When Logic Hurts

When talking with friends, I’ve noticed a certain bitterness in strictly logical, precise speech — it can sting and sometimes hurt feelings. I’ve always believed that being logical is a good thing: it makes discussions clearer, provides common ground for arguments, and ensures that everyone avoids confusion or misunderstanding. Yet, it doesn’t always work out for the best.
To keep conversations strictly logical, you sometimes have to be a little harsh. You need to disagree often, to prevent people from slipping in faulty premises. If someone makes a statistical claim, you feel compelled to check whether they’re using the right reasoning. Everyday conversations are full of hindsight bias, sweeping generalizations, and conclusions drawn from tiny datasets. Even word choice becomes something to police: is it always or sometimes? All men, some men, or the average man? You get the idea.

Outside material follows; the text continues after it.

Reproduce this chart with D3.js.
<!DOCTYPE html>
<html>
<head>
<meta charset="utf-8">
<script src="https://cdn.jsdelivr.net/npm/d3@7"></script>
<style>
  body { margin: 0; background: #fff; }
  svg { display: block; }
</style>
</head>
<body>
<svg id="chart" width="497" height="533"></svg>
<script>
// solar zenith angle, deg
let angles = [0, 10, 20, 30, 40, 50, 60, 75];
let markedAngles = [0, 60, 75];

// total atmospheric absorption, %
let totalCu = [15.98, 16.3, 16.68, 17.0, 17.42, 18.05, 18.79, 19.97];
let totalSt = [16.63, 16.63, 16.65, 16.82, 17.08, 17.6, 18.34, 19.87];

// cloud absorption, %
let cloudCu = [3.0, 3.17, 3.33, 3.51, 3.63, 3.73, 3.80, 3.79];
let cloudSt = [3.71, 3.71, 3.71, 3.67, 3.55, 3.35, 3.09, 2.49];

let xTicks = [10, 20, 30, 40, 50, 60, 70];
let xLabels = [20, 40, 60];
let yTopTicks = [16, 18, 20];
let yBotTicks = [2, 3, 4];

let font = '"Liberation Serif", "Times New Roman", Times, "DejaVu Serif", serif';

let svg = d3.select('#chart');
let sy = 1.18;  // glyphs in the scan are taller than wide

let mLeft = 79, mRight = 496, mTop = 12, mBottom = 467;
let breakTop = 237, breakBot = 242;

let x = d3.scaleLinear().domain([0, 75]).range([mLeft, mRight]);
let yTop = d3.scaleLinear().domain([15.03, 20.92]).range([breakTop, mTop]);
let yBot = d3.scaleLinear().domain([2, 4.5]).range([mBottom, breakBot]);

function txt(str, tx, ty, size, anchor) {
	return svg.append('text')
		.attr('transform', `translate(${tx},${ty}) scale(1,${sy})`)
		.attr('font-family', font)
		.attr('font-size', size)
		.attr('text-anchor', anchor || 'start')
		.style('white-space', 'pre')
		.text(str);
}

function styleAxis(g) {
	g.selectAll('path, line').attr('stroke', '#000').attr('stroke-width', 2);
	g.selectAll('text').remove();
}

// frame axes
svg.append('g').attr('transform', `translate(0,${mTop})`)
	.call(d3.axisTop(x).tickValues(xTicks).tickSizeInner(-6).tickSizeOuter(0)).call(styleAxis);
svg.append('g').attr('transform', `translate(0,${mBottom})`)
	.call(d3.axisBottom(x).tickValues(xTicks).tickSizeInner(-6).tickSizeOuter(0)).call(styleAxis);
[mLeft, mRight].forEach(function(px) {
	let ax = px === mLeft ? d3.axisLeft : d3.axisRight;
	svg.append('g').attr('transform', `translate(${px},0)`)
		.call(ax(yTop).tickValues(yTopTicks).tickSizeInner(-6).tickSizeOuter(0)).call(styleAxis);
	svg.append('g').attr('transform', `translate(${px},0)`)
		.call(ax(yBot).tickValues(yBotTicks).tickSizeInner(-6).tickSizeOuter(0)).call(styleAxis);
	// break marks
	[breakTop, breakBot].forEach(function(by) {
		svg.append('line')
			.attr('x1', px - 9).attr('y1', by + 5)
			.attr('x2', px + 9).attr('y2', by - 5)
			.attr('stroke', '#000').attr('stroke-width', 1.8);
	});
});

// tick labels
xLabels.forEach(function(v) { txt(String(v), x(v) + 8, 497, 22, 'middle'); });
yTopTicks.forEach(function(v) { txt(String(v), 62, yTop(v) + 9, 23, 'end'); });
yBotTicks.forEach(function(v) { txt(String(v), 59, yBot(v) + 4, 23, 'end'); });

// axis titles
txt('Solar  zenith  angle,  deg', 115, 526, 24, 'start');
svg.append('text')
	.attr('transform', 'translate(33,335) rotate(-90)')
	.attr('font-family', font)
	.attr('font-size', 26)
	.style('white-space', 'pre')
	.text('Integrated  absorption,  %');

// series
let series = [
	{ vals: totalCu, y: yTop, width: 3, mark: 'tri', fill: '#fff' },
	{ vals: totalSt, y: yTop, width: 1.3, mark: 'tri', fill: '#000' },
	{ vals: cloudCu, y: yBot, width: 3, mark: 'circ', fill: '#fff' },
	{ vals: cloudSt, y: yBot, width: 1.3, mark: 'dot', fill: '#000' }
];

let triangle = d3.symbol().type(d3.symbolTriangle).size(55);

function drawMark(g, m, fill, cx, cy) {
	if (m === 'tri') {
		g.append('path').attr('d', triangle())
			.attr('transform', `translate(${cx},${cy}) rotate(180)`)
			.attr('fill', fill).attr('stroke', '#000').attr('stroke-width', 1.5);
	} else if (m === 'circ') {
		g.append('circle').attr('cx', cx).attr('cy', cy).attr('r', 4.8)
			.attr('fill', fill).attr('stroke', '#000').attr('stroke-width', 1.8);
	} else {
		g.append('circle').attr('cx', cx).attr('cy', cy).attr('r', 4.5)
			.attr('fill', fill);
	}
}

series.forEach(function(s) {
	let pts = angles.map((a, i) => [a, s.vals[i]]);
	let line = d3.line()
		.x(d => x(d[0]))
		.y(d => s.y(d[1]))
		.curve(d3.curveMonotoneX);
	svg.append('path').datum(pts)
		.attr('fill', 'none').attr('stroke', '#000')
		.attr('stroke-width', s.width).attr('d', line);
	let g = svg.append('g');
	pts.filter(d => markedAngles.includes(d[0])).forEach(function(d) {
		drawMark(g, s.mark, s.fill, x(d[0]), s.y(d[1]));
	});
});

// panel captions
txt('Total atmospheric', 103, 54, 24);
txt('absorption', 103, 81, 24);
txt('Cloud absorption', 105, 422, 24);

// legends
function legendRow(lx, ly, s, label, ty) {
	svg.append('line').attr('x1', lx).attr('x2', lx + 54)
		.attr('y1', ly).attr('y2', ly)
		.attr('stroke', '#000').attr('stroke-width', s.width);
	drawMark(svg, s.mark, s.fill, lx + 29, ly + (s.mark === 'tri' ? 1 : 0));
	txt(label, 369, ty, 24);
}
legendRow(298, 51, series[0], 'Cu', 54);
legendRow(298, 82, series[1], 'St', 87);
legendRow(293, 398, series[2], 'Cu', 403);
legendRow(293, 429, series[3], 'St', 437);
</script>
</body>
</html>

In a professional setting, this kind of rigor is valuable. But with friends, it often leaves people less happy than when the conversation started — and happiness is kind of the whole point of spending time together. Among friends, we expect to be heard, understood, accepted, and even allowed to make mistakes without feeling judged. Warmth and scrutiny rarely coexist easily.

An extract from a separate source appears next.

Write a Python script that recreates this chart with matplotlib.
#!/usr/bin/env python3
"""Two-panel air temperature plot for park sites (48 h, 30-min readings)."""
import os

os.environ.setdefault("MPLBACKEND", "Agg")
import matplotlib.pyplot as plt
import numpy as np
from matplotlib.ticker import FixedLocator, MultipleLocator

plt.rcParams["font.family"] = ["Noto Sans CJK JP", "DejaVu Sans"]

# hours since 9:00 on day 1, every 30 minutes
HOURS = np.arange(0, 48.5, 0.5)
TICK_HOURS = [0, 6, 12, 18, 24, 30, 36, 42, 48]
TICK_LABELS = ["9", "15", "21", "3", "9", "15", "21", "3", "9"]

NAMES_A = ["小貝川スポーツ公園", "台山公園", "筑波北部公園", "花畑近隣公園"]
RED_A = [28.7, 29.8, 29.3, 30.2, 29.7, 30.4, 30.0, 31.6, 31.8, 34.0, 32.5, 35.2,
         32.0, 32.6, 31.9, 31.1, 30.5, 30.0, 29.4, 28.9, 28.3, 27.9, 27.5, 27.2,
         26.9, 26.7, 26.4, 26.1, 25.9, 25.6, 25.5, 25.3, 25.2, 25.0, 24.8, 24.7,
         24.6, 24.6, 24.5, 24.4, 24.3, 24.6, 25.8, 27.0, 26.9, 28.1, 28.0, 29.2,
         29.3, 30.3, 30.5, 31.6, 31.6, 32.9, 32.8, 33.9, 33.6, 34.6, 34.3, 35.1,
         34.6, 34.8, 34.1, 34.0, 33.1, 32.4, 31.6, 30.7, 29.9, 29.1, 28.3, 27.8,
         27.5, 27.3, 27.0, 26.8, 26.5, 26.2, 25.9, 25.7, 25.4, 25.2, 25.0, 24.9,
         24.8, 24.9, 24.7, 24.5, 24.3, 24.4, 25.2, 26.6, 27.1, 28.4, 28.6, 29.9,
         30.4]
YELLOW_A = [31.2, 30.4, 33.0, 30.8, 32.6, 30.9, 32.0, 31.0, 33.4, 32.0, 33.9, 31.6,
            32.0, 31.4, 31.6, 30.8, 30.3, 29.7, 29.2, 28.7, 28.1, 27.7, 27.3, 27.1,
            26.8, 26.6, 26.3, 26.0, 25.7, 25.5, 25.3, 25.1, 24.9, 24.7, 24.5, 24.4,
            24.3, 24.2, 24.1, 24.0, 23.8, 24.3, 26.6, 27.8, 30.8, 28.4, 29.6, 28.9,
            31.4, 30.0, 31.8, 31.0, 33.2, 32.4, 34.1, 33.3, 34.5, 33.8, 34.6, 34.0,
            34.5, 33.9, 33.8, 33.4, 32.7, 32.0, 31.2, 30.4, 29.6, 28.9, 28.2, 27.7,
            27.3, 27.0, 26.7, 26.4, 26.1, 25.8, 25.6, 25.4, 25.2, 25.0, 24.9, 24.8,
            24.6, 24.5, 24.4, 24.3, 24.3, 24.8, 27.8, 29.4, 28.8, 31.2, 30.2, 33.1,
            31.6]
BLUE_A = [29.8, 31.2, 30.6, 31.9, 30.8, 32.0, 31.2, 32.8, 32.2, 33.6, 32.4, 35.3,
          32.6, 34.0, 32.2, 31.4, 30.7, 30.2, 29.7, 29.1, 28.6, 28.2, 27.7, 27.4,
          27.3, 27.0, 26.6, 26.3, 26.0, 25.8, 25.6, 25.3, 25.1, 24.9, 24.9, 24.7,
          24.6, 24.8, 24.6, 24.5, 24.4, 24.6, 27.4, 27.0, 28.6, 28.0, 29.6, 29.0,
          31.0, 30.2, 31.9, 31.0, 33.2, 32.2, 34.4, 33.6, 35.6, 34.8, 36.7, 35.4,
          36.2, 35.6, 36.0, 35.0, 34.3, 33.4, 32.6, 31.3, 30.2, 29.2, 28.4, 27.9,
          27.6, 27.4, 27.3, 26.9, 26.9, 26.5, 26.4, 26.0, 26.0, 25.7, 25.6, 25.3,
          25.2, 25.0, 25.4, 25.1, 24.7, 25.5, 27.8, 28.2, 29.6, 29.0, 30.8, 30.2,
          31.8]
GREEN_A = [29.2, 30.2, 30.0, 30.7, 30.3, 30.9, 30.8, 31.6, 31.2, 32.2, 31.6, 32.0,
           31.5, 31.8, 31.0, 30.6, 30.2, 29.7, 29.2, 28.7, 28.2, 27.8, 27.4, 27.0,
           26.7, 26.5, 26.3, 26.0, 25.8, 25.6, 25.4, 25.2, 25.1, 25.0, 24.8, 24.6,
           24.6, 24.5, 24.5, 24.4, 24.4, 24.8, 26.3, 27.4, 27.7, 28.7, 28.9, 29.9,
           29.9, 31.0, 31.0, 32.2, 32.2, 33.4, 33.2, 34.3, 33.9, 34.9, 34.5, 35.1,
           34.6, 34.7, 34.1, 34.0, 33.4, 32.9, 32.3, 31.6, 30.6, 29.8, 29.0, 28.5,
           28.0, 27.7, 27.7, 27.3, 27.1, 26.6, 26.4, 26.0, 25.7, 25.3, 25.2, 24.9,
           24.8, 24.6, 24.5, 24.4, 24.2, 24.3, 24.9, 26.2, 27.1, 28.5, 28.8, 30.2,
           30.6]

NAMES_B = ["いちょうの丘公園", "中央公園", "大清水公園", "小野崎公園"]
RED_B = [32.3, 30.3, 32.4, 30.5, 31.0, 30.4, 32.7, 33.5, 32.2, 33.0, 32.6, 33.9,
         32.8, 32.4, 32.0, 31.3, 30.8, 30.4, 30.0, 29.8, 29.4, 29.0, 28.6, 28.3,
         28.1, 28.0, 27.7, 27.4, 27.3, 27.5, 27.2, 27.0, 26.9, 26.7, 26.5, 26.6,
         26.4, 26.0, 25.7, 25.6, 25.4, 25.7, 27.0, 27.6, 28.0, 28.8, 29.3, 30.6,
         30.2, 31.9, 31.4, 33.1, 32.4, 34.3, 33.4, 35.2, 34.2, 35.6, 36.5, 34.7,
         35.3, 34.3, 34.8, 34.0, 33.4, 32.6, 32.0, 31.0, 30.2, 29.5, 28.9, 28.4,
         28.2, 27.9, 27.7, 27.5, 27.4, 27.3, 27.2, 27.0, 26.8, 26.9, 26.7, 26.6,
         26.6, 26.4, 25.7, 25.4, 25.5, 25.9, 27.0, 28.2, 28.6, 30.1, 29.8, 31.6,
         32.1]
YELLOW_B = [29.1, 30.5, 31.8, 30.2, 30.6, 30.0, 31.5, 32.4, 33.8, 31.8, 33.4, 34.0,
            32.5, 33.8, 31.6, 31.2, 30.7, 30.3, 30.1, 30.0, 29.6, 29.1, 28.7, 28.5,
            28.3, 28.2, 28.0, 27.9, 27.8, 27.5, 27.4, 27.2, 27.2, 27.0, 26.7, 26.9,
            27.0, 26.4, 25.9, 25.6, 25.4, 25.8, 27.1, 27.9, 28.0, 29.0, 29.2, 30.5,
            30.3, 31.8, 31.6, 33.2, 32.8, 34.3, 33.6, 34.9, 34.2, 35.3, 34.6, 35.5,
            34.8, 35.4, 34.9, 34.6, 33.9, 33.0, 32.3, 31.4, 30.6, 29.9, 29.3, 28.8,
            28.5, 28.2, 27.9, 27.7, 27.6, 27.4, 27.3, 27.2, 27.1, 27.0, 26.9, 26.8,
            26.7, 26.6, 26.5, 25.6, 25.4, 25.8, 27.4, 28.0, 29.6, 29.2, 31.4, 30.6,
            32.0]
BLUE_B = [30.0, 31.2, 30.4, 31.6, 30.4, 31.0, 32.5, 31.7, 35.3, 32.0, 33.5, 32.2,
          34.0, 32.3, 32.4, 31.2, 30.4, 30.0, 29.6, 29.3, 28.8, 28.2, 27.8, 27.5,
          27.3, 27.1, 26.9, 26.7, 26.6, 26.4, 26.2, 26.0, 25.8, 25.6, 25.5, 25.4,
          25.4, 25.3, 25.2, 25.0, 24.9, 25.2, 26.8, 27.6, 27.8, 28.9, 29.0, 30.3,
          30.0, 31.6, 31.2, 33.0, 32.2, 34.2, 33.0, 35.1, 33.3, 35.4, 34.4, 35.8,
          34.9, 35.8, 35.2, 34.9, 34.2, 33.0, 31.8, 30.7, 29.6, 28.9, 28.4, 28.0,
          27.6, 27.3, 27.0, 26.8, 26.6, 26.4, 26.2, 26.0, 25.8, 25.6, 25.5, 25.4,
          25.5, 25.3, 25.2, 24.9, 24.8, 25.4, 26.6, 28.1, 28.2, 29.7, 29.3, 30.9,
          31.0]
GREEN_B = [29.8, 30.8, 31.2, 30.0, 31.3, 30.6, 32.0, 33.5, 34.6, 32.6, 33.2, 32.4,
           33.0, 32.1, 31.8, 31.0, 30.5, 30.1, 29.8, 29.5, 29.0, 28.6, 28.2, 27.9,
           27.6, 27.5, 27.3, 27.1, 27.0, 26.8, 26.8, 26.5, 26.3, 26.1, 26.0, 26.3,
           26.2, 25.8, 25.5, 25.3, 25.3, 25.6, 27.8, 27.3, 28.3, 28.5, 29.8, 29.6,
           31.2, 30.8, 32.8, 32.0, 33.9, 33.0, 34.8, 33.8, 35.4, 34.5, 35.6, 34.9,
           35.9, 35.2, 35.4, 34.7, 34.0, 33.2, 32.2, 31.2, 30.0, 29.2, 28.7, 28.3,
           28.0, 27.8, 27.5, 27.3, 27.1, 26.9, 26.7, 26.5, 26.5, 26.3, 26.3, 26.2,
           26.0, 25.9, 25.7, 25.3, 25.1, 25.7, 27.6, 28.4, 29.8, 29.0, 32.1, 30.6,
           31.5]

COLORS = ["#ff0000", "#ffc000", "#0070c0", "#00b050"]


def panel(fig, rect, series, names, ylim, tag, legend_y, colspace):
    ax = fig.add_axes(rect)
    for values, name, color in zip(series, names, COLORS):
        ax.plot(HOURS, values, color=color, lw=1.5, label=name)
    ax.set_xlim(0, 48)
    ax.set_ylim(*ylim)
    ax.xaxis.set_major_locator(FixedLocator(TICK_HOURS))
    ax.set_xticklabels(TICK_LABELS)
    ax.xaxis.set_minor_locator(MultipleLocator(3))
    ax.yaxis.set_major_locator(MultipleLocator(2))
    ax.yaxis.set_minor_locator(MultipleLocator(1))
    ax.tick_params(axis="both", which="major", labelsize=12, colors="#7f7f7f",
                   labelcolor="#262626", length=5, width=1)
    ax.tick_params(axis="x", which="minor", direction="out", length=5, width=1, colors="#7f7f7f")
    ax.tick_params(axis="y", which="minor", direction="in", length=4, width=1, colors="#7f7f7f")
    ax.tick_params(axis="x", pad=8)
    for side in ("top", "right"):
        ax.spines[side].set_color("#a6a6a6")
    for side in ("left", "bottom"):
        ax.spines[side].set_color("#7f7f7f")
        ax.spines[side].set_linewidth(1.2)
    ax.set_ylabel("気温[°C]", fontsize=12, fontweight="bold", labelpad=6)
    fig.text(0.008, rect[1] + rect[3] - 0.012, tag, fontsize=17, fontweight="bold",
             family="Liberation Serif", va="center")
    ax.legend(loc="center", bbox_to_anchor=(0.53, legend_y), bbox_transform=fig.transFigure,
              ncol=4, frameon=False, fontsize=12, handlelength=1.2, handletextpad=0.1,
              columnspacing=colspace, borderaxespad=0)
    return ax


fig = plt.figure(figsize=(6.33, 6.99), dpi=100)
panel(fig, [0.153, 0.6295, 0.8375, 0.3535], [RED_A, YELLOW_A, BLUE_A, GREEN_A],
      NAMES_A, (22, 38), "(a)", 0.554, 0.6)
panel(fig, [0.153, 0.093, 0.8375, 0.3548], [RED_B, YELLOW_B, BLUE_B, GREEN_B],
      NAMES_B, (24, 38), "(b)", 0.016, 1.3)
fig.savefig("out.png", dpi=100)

People naturally get defensive when criticized. And it’s difficult to face too much criticism at once. Admitting you were wrong is a healthy practice, but it’s also extremely hard to do — maybe because it’s difficult to separate our opinions from our identity.
In short
Logic is an incredible tool, but friendship isn’t a debate. Perhaps the real challenge is knowing when to prioritize accuracy and when to let warmth take the lead. After all, the goal with friends isn’t to win an argument — it’s to share time and leave each other feeling lighter.